En todo caso, la reforma operada no elimina la necesidad de concluir, con prontitud, la modificación completa de la Ley Orgánica del Poder Judicial puesta en marcha por el Gobierno el pasado año, una Ley ya en exceso parcheada que, en no pocas ocasiones, se concilia mal con algunos de sus reglamentos de desarrollo y que alberga en su seno previsiones hasta cierto punto contradictorias. Es más, el cimiento en que se sustenta la reforma ahora aprobada –la búsqueda de la eficiencia– bien puede justificar un examen de la conveniencia de mantener técnicas de gestión poco ágiles, que hacen depender la toma de ciertas decisiones –como la creación de un Juzgado– de la intervención de dos administraciones públicas –el Estado y la Comunidad Autónoma–, amén del propio Consejo General del Poder Judicial.
La fórmula de elección de los vocales del Consejo ha vuelto a erigirse, en este caso, en el punto más controvertido. Se ha acusado al Ministerio de Justicia de abandonar su idea inicial, basada en la elección directa de los vocales por los propios jueces. En punto a abordar adecuadamente materia tan delicada, es conveniente rescatar la cuestión de la nebulosa zona de lo puramente emocional.
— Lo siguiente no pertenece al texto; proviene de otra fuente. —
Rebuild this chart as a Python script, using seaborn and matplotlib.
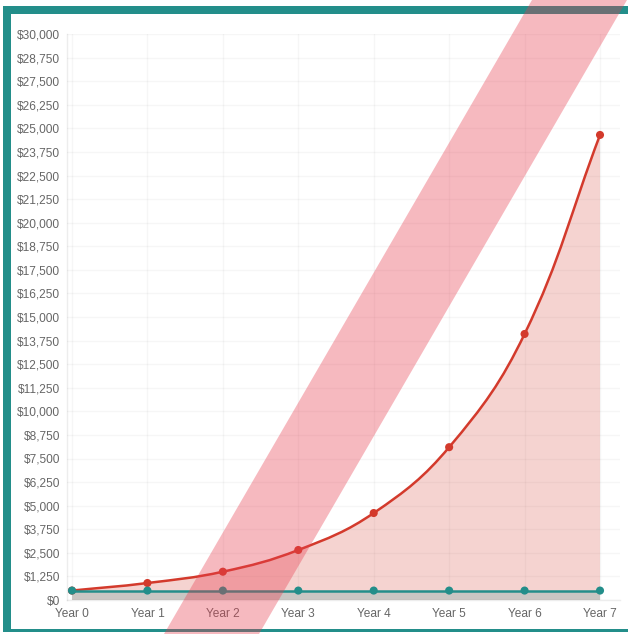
import numpy as np
import matplotlib
matplotlib.use("Agg")
import matplotlib.pyplot as plt
import seaborn as sns
from matplotlib.path import Path
from matplotlib.patches import PathPatch, Rectangle, Polygon
from matplotlib.ticker import FuncFormatter

# ------------------------------------------------------------
# Data
# ------------------------------------------------------------

years = [0, 1, 2, 3, 4, 5, 6, 7]
year_labels = ["Year 0", "Year 1", "Year 2", "Year 3", "Year 4", "Year 5", "Year 6", "Year 7"]
growth_values = [500, 900, 1500, 2650, 4610, 8100, 14100, 24650]
flat_values = [500, 500, 500, 500, 500, 500, 500, 500]
y_ticks = list(range(0, 30001, 1250))

RED = "#d33a2c"
TEAL = "#238e8a"
W, H = 628, 634

# ------------------------------------------------------------
# Figure
# ------------------------------------------------------------

sns.set_theme(style="white")
plt.rcParams["font.family"] = ["Liberation Sans", "DejaVu Sans"]

fig = plt.figure(figsize=(W / 100, H / 100), dpi=100)
ax = fig.add_axes([67 / W, 34 / H, 553 / W, 566 / H])
ax.set_xlim(-0.066, 7.265)
ax.set_ylim(0, 30000)

# grid
for y in y_ticks:
    ax.axhline(y, color="#000000", alpha=0.035, lw=1, zorder=0)
for x in years:
    ax.axvline(x, color="#000000", alpha=0.035, lw=1, zorder=0)

# smooth curve (Chart.js style bezier, tension 0.4) in pixel space
pts = ax.transData.transform(np.column_stack([years, growth_values]))
n = len(pts)
tension = 0.4
inner, outer = [], []
for i in range(n):
    cur = pts[i]
    prev = pts[i - 1] if i > 0 else cur
    nxt = pts[i + 1] if i < n - 1 else cur
    d01 = np.hypot(*(cur - prev))
    d12 = np.hypot(*(nxt - cur))
    tot = d01 + d12
    fa = tension * d01 / tot
    fb = tension * d12 / tot
    inner.append(cur - fa * (nxt - prev))
    outer.append(cur + fb * (nxt - prev))

verts = [pts[0]]
codes = [Path.MOVETO]
for i in range(n - 1):
    verts += [outer[i], inner[i + 1], pts[i + 1]]
    codes += [Path.CURVE4] * 3
inv = ax.transData.inverted()
verts_data = inv.transform(np.array(verts))

line_path = Path(verts_data, codes)
area_verts = list(verts_data) + [(years[-1], 0), (years[0], 0), verts_data[0]]
area_codes = codes + [Path.LINETO, Path.LINETO, Path.CLOSEPOLY]
area_path = Path(area_verts, area_codes)

ax.add_patch(PathPatch(area_path, facecolor=RED, alpha=0.22, edgecolor="none", zorder=1))
ax.fill_between(years, 0, flat_values, color="#c9c6c3", lw=0, zorder=2)
ax.add_patch(PathPatch(line_path, facecolor="none", edgecolor=RED, lw=1.8, zorder=3))

sns.scatterplot(x=years, y=growth_values, color=RED, s=34, edgecolor="none", ax=ax, zorder=4)
sns.lineplot(x=years, y=flat_values, color=TEAL, lw=1.8, ax=ax, zorder=5)
sns.scatterplot(x=years, y=flat_values, color=TEAL, s=34, edgecolor="none", ax=ax, zorder=6)

# axes
ax.set_xticks(years)
ax.set_xticklabels(year_labels)
ax.set_yticks(y_ticks)
ax.yaxis.set_major_formatter(FuncFormatter(lambda v, p: f"${int(v):,}"))
ax.tick_params(axis="both", length=0, labelsize=8.6, labelcolor="#666666")
ax.tick_params(axis="y", pad=5)
ax.tick_params(axis="x", pad=6)
for side in ["top", "right"]:
    ax.spines[side].set_visible(False)
for side in ["left", "bottom"]:
    ax.spines[side].set_color("#000000")
    ax.spines[side].set_alpha(0.07)
    ax.spines[side].set_linewidth(1)
ax.set_xlabel("")
ax.set_ylabel("")


# ------------------------------------------------------------
# Frame and diagonal band (figure pixel coords from top-left)
# ------------------------------------------------------------

def fig_rect(x0, y0, x1, y1, **kw):
    fig.add_artist(Rectangle((x0 / W, 1 - y1 / H), (x1 - x0) / W, (y1 - y0) / H,
                             transform=fig.transFigure, lw=0, **kw))


fig_rect(3, 6, 11, 632, color=TEAL, zorder=10)
fig_rect(3, 6, W, 14, color=TEAL, zorder=10)
fig_rect(3, 629, W, 632, color=TEAL, zorder=10)

band = [(164, H), (259, H), (627, 0), (532, 0)]
fig.add_artist(Polygon([(x / W, 1 - y / H) for x, y in band], closed=True,
                       transform=fig.transFigure, facecolor=(0.91, 0.24, 0.31),
                       alpha=0.36, lw=0, zorder=11))

fig.savefig("out.png", dpi=100)
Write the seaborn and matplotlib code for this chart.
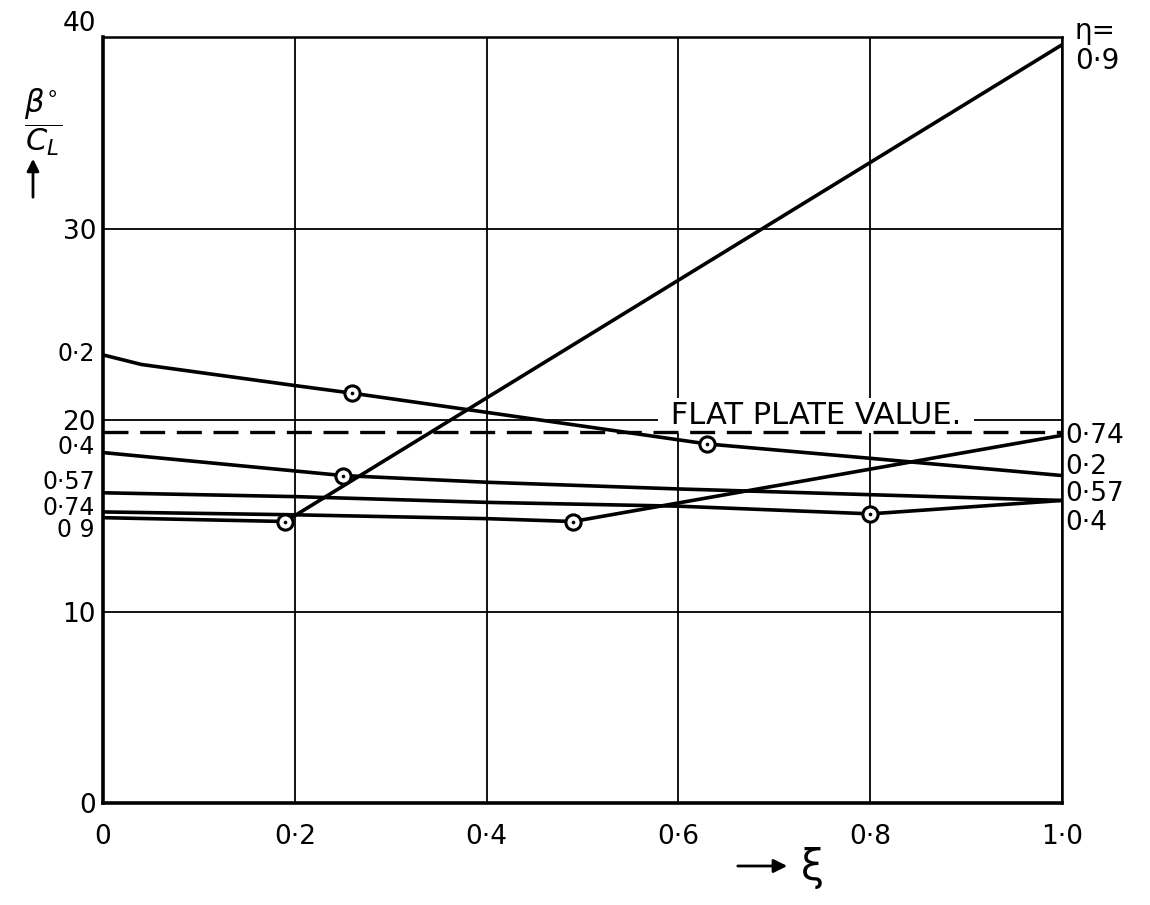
import numpy as np
import pandas as pd
import matplotlib
matplotlib.use("Agg")
import matplotlib.pyplot as plt
import seaborn as sns

sns.set_theme(style="white")
plt.rcParams['font.family'] = ['DejaVu Sans']
plt.rcParams['text.color'] = 'black'

# --- data (xi, beta/C_L) ---
eta_names = ["0·2", "0·4", "0·57", "0·74", "0·9"]

xi_02 = [0.0, 0.04, 0.2, 0.26, 0.4, 0.63, 0.8, 1.0]
beta_02 = [23.4, 22.9, 21.8, 21.4, 20.4, 18.75, 18.0, 17.1]

xi_04 = [0.0, 0.25, 0.4, 0.6, 1.0]
beta_04 = [18.3, 17.1, 16.75, 16.4, 15.8]

xi_057 = [0.0, 0.2, 0.4, 0.6, 0.8, 1.0]
beta_057 = [16.2, 16.0, 15.7, 15.5, 15.1, 15.8]

xi_074 = [0.0, 0.2, 0.4, 0.49, 1.0]
beta_074 = [15.2, 15.05, 14.85, 14.7, 19.2]

xi_09 = [0.0, 0.19, 1.0]
beta_09 = [14.9, 14.7, 39.6]

# ringed (calculated) points
circle_xi = [0.19, 0.26, 0.25, 0.49, 0.63, 0.8]
circle_beta = [14.7, 21.4, 17.1, 14.7, 18.75, 15.1]

flat_plate_xi = [0.0, 1.0]
flat_plate_beta = [19.4, 19.4]

x_ticks = [0, 0.2, 0.4, 0.6, 0.8, 1.0]
x_ticklabels = ["0", "0·2", "0·4", "0·6", "0·8", "1·0"]
y_ticks = [0, 10, 20, 30, 40]
y_ticklabels = ["0", "10", "20", "30", "40"]

curves = [(eta_names[0], xi_02, beta_02), (eta_names[1], xi_04, beta_04),
          (eta_names[2], xi_057, beta_057), (eta_names[3], xi_074, beta_074),
          (eta_names[4], xi_09, beta_09)]
df = pd.concat([pd.DataFrame({"xi": x, "beta": b, "eta": e}) for e, x, b in curves],
               ignore_index=True)

# label nudges in points (vertical), left side and right side
left_dy = {"0·2": 1, "0·4": 4, "0·57": 7.5, "0·74": 3, "0·9": -9}
left_text = {"0·2": "0·2", "0·4": "0·4", "0·57": "0·57", "0·74": "0·74", "0·9": "0 9"}
right_dy = {"0·74": -0.5, "0·2": 6, "0·57": 4.5, "0·4": -16}

fig = plt.figure(figsize=(11.5, 9.05), dpi=100)
ax = fig.add_axes([0.0896, 0.1127, 0.834, 0.8464])

sns.lineplot(data=df, x="xi", y="beta", units="eta", estimator=None, sort=False,
             color="black", linewidth=2.6, ax=ax, zorder=5, legend=False)
sns.lineplot(x=flat_plate_xi, y=flat_plate_beta, color="black", linewidth=2.4,
             linestyle=(0, (7.5, 3.5)), ax=ax, zorder=5)
sns.scatterplot(x=circle_xi, y=circle_beta, s=120, facecolor="white",
                edgecolor="black", linewidth=2.2, ax=ax, zorder=6)
sns.scatterplot(x=circle_xi, y=circle_beta, s=7, color="black", linewidth=0,
                ax=ax, zorder=7)

ax.set_xlim(0, 1)
ax.set_ylim(0, 40)
ax.set_xticks(x_ticks, x_ticklabels)
ax.set_yticks(y_ticks, y_ticklabels)
ax.set_xlabel("")
ax.set_ylabel("")
ax.tick_params(length=0, labelsize=19, colors="black")
ax.tick_params(axis="x", pad=15)
ax.tick_params(axis="y", pad=5)
for lab in ax.get_yticklabels():
    if lab.get_text() == "40":
        lab.set_va("bottom")
ax.grid(True, color="black", linewidth=1.3)
ax.set_axisbelow(True)
for side, sp in ax.spines.items():
    sp.set_visible(True)
    sp.set_color("black")
    sp.set_linewidth(2.6 if side in ("left", "bottom") else 1.8)

# curve labels at both ends
for e, x, b in curves:
    ax.annotate(left_text[e], xy=(0, b[0]), xytext=(-6, left_dy[e]),
                textcoords="offset points", ha="right", va="center", fontsize=17)
    if e in right_dy:
        ax.annotate(e, xy=(1, b[-1]), xytext=(2, right_dy[e]),
                    textcoords="offset points", ha="left", va="center", fontsize=19)
ax.annotate("0·9", xy=(1, beta_09[-1]), xytext=(9, -12), textcoords="offset points",
            ha="left", va="center", fontsize=20, annotation_clip=False)
ax.annotate("η=", xy=(1, beta_09[-1]), xytext=(9, 10), textcoords="offset points",
            ha="left", va="center", fontsize=20, annotation_clip=False)

ax.text(0.743, 20.25, " FLAT PLATE VALUE. ", ha="center", va="center", fontsize=22,
        zorder=4, bbox=dict(boxstyle="square,pad=0.1", facecolor="white", edgecolor="none"))

# axis titles
fig.text(43 / 1150, 1 - 122 / 905, r"$\dfrac{\beta^{\circ}}{C_L}$", ha="center",
         va="center", fontsize=22)
fig.add_artist(matplotlib.patches.FancyArrowPatch(
    (33 / 1150, 1 - 200 / 905), (33 / 1150, 1 - 156 / 905), transform=fig.transFigure,
    arrowstyle="-|>", mutation_scale=18, color="black", linewidth=2))
fig.add_artist(matplotlib.patches.FancyArrowPatch(
    (735 / 1150, 1 - 866 / 905), (790 / 1150, 1 - 866 / 905), transform=fig.transFigure,
    arrowstyle="-|>", mutation_scale=20, color="black", linewidth=2))
fig.text(812 / 1150, 1 - 868 / 905, "ξ", ha="center", va="center", fontsize=30)

fig.savefig("out.png", dpi=100)
plt.close(fig)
Tengo para mí que los modelos de elección, al igual que cualquier instrumento puesto al servicio de un fin, presentan un alcance secundario, accesorio, si se quiere. Y, probablemente, esos modelos no son buenos ni malos en sí mismos. Todo dependerá del uso que se haga de ellos. Quiero decir con esto que lo esencial aquí no es cómo se nombra a los vocales del Consejo, sino a quiénes se nombra. El consenso estará asegurado si finalmente sus integrantes son profesionales de prestigio incuestionable, con dilatada experiencia, que garantice que su entrada en el Consejo lo es a los exclusivos efectos de trabajar por la mejora de la Justicia, con exclusión, de plano, de cualquier sospecha de atención a intereses particulares o a tentaciones de futuribles laborales. En suma, considero que el mecanismo óptimo para prestigiar la institución pasa por el acierto en la elección de las personas que han de servir en ella –subrayo lo de servir– y no tanto por el concreto método de elección seguido para la designación de los vocales.
Se trata de sentar las bases de un cambio de concepción que ayude a fortalecer nuestras instituciones, bajo la premisa de que la conformación de éstas ha de hacerse con espíritu constructivo, con altura de miras, atendiendo al interés general y, sobre todo, con renuncia a las manidas cuotas de poder. Asumamos que el prestigio de las instituciones se asienta en gran medida en el prestigio de quienes las integran.
Si se acierta en las personas, nada habrá que temer a la novedosa figura del vicepresidente del Tribunal Supremo, llamado a ocupar una posición intermedia entre el presidente del Alto Tribunal y los presidentes de sus diferentes Salas. Y serán, asimismo, suficientes las cautelas que la reforma impone, en orden a evitar el empleo espurio de la condición de vocal. Por lo demás, la reforma aborda, a mi juicio con acierto, la imprescindible estabilidad de la estructura administrativa del Consejo, con la creación de un Cuerpo de Letrados, para cuyo ingreso será preciso superar el correspondiente proceso selectivo. Esta profesionalización de los niveles intermedios, unida a la articulación de mecanismos que eviten las eventuales situaciones de bloqueo en la designación de los vocales, una vez expirado el mandato del Consejo saliente, constituyen medidas que, sin duda, ahondan en la estabilidad y en el normal funcionamiento de la institución.
En definitiva, parece prudente conceder a esta nueva reforma de la Ley Orgánica del Poder Judicial un periodo de gracia, pues sólo su aplicación en el tiempo demostrará la realidad de las virtudes o los defectos que ya se les atribuyen. A quienes están llamados a utilizarla en breve les queda la importante tarea de que prevalezcan las primeras sobre los segundos.